Despite the fact that the music industry was run in exactly the same fashion, riot grrrl spurred on an angry generation of female musicians to take up arms, as well as guitars, and fight back against the patriarchy, both in the record label boardrooms and across society in general.
Ablaze's own fanzine, aptly called Ablaze!, did much to generate the talk about riot grrrl and what it meant, what the fight was, who the fight was aimed at and how women could get organised. Addressing the scene, the fanzine also acted as a political voice, sold or handed out on the streets outside gigs by English bands such as Huggy Bear.
One of the main feminist criticisms of the 'zines like Ablaze! was that the reach for its audience was rather limited. Though riot grrrl was explosive it was still niche. The worth of the message was so that some feminists felt it needed to be echoed to more people, who were perhaps less inclined toward punk rock.
Caitlin Moran in her seminal book How To Be A Woman wrote, raving about riot grrrl, said that:
"the kind of girls who really need a hardcore feminist movement - in council blocks, listening to Radio 1, fantasising about New Kids On The Block - are unlikely to come across a photocopied Riot Grrrl fanzine being handed out outside a Sebadoh gig. Any revolution worth its salt needs to get its message across to as many people as possible".
So years after has the message widened out? Today we don't have the New Kids On The Block, but their equivalent in popular culture - who many girls are listening to today - are they spreading the message? Are those girls, who Moran says really need a feminist movement, catered for?
Moran, again in How To Be A Woman, talks about her encounter with Lady Gaga, who at the time was being touted as the "next big feminist icon", explaining her particular brand of this as for:
"gay equality, sexual equality, political activism, tolerance and getting shit-faced on the dance floor whilst busting out some serious moves. And wearing a lobster on her head."
In spite of the contentious use of the word "bitches" in her new single, consider also the words of Beyonce in a 2010 Daily Mail article:
"I think I am a feminist in a way.

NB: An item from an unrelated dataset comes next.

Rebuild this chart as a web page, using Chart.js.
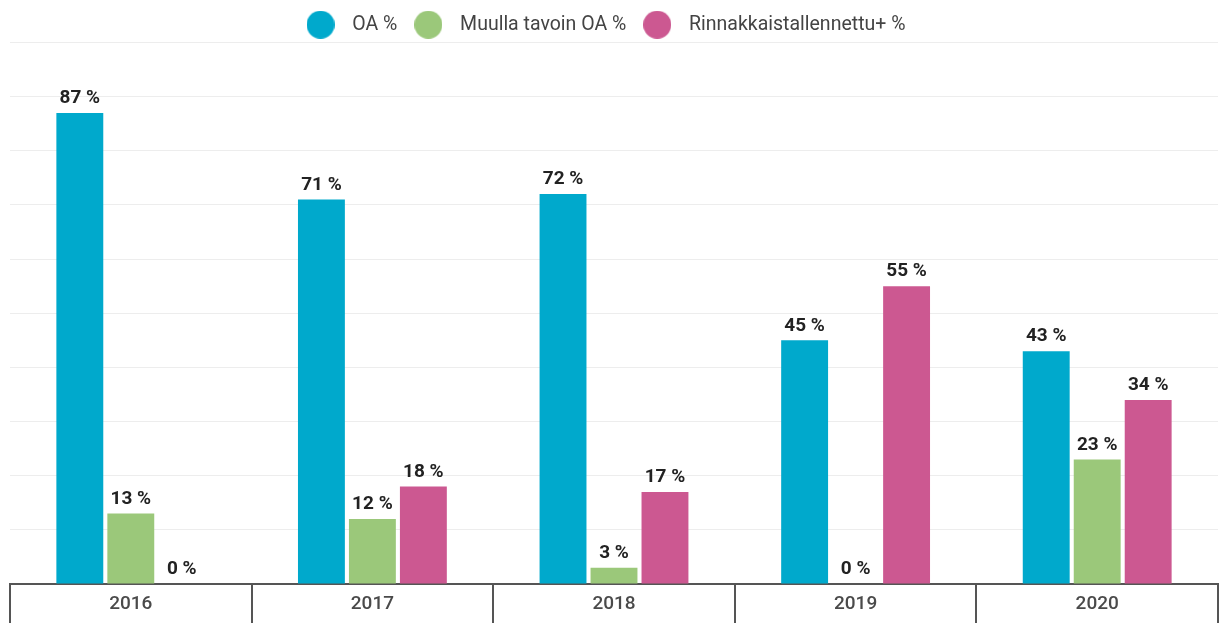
<!DOCTYPE html>
<html lang="fi">
<head>
<meta charset="utf-8">
<title>OA-osuudet 2016–2020</title>
<script src="https://cdn.jsdelivr.net/npm/chart.js@4/dist/chart.umd.min.js"></script>
<style>
  html, body { margin: 0; padding: 0; background: #fff; }
  #kaavio { display: block; }
</style>
</head>
<body>
<canvas id="kaavio" width="1220" height="623"></canvas>
<script>
// vuodet (x-akseli)
const vuodet = ["2016", "2017", "2018", "2019", "2020"];

// sarjojen nimet
const sarjaNimet = ["OA %", "Muulla tavoin OA %", "Rinnakkaistallennettu+ %"];

// arvot luettu kuvasta, prosentteina
const oaArvot = [87, 71, 72, 45, 43];
const muullaArvot = [13, 12, 3, 0, 23];
const rinnakkaisArvot = [0, 18, 17, 55, 34];

// värit
const sarjaVarit = ["#00a9cc", "#9bc87a", "#cc5891"];

// legendan pallo omana canvaksena, jotta koko ei riipu fontista
function pallo(vari) {
    const c = document.createElement("canvas");
    c.width = 28;
    c.height = 28;
    const g = c.getContext("2d");
    g.fillStyle = vari;
    g.beginPath();
    g.arc(14, 14, 14, 0, Math.PI * 2);
    g.fill();
    return c;
}

// prosenttilukemat pylväiden päälle
const arvoLabelit = {
    id: "arvoLabelit",
    afterDatasetsDraw(chart) {
        const ctx = chart.ctx;
        ctx.save();
        ctx.font = "bold 19px Roboto";
        ctx.fillStyle = "#222";
        ctx.textAlign = "center";
        ctx.textBaseline = "bottom";
        chart.data.datasets.forEach((ds, i) => {
            chart.getDatasetMeta(i).data.forEach((bar, j) => {
                ctx.fillText(ds.data[j] + " %", bar.x, bar.y - 5);
            });
        });
        ctx.restore();
    }
};

// legenda hieman vasemmalle ja alemmas, kuten alkuperäisessä
const legendaSiirto = {
    id: "legendaSiirto",
    afterLayout(chart) {
        chart.legend.left -= 12;
        chart.legend.right -= 12;
        chart.legend.top += 2;
        chart.legend.bottom += 2;
    }
};

const datasetit = [oaArvot, muullaArvot, rinnakkaisArvot].map((arvot, i) => ({
    label: sarjaNimet[i],
    data: arvot,
    backgroundColor: sarjaVarit[i],
    categoryPercentage: 0.633,
    barPercentage: 0.92
}));

new Chart(document.getElementById("kaavio"), {
    type: "bar",
    data: { labels: vuodet, datasets: datasetit },
    options: {
        responsive: false,
        animation: false,
        devicePixelRatio: 1,
        layout: { padding: { top: 4, left: 10, right: 2, bottom: 0 } },
        plugins: {
            tooltip: { enabled: false },
            legend: {
                position: "top",
                labels: {
                    usePointStyle: true,
                    pointStyleWidth: 44,
                    padding: 9,
                    color: "#444",
                    font: { family: "Roboto", size: 19.5 },
                    generateLabels(chart) {
                        const oletus = Chart.defaults.plugins.legend.labels.generateLabels(chart);
                        return oletus.map((item, i) => ({ ...item, pointStyle: pallo(sarjaVarit[i]) }));
                    }
                }
            }
        },
        scales: {
            x: {
                afterFit(scale) { scale.height = 39; },
                border: { display: true, color: "#555", width: 2 },
                grid: {
                    display: true,
                    offset: true,
                    drawOnChartArea: false,
                    drawTicks: true,
                    tickLength: 39,
                    color: "#555",
                    lineWidth: 2
                },
                ticks: {
                    padding: -30,
                    color: "#4a4a4a",
                    font: { family: "Roboto", size: 19, weight: "500" }
                }
            },
            y: {
                min: 0,
                max: 100,
                border: { display: false },
                grid: { color: "#ededed", lineWidth: 1, drawTicks: false },
                ticks: { display: false, stepSize: 10 }
            }
        }
    },
    plugins: [arvoLabelit, legendaSiirto]
});
</script>
</body>
</html>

It's not something I consciously decided I was going to be; perhaps it's because I grew up in a singing group with other women, and that was so helpful to me. It kept me out of so much trouble and out of bad relationships ... I love being a woman and I love being a friend to other women. I think we learn a lot from our female friends - female friendship is very, very important. It's good to support each other and I do try to put that message in my music".
Riot grrrl was a tremendous step in the feminist political becoming, and channelled a very serious political message through the medium of music to attract multiple crowds. But its inability to reach further feeds into a very vibrant debate about popular feminism and one cloaked in "esoteric theory".
Today popular artists like Beyonce and Lady Gaga are taking a similar message to the riot grrrls to a wider audience and ensuring it is one that speaks to real life - for which we have popular feminism to thank.